Try this: Family team chores
It's a truth universally acknowledged that big kids (as in pre-teens, teens, and young adults) don't love to be cross examined, eyeball to eyeball. But get them in a car or sitting shoulder-to-shoulder and they're more likely to open up. A good road trip--or even a long errand together--will likely yield way more information and connection than 100 face-to-face sitdowns.
With that in mind, here's an idea: make a few chores family ones where you all pitch in together on the same task as a group. Make a plan--a pact, even--to all show up in the yard at the same time and put in 30 minutes of work. Or have a night where you all make dinner together and all clean up rather than divvying up the chores individually. Sure, individual assignments are efficient and teach responsibility and accountability, which is great, but collaborative chores have their strengths, too--including that shoulder-to-shoulder dynamic that invites conversation and (dare I say it?) maybe even teamwork.
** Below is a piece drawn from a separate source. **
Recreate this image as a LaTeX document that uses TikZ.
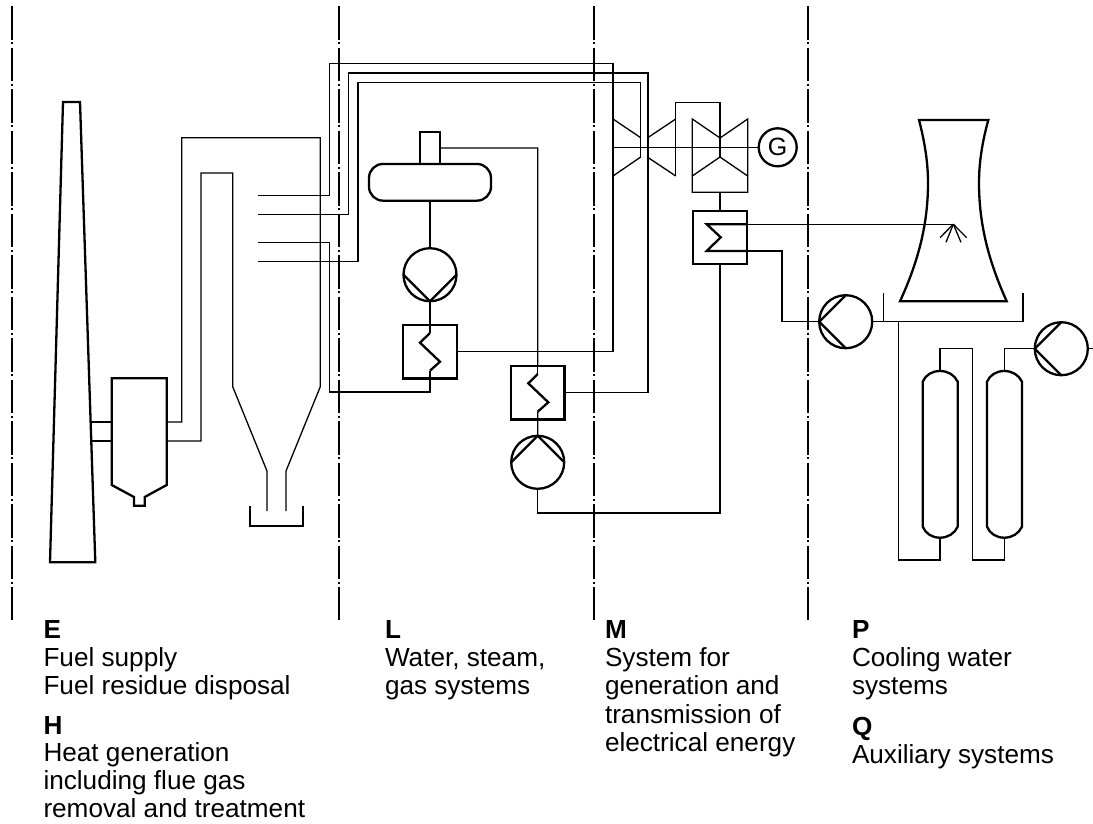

And there's another benefit: In his recent book, When, Daniel Pink makes the point that there's a particular magic to doing something together and syncing as a group. As I read his book, it occurred to me that group chores cultivate a sense of belonging and provide the opportunity to synch on all three of the levels Pink describes: boss syncing (where we benefit from picking up cues about expectations), tribe syncing (where we learn to coordinate alongside others), and heart syncing (where a common purpose brings meaning and connection).
As Daniel James Brown wrote in The Boys in the Boat , the book about the rowing team from Washington that won the gold medal at the 1936 Olympics:
"...he came to understand that those almost mystical bonds of trust and affection, if nurtured correctly, might lift a crew above the ordinary sphere, transport it to a place where nine boys somehow became one thing--a thing that could not quite be defined, a thing that was so in tune with the water and the earth and the sky above that, as they rowed, effort was replaced by ecstasy."
I'm not promising ecstasy, mind you! I'd settle for a response somewhere between reluctant, foot-dragging presence and somewhat cheerful achievement, ha! Let us know if you give this a try--we'd love to hear where your experience lands on that spectrum.
p.s. By the way, the same goes for doing things as a couple. PItching in on household tasks together can turn chores into practically-dates. (Cue charming video montage of playful dinner making and splashy collaborative car washing etcetera.)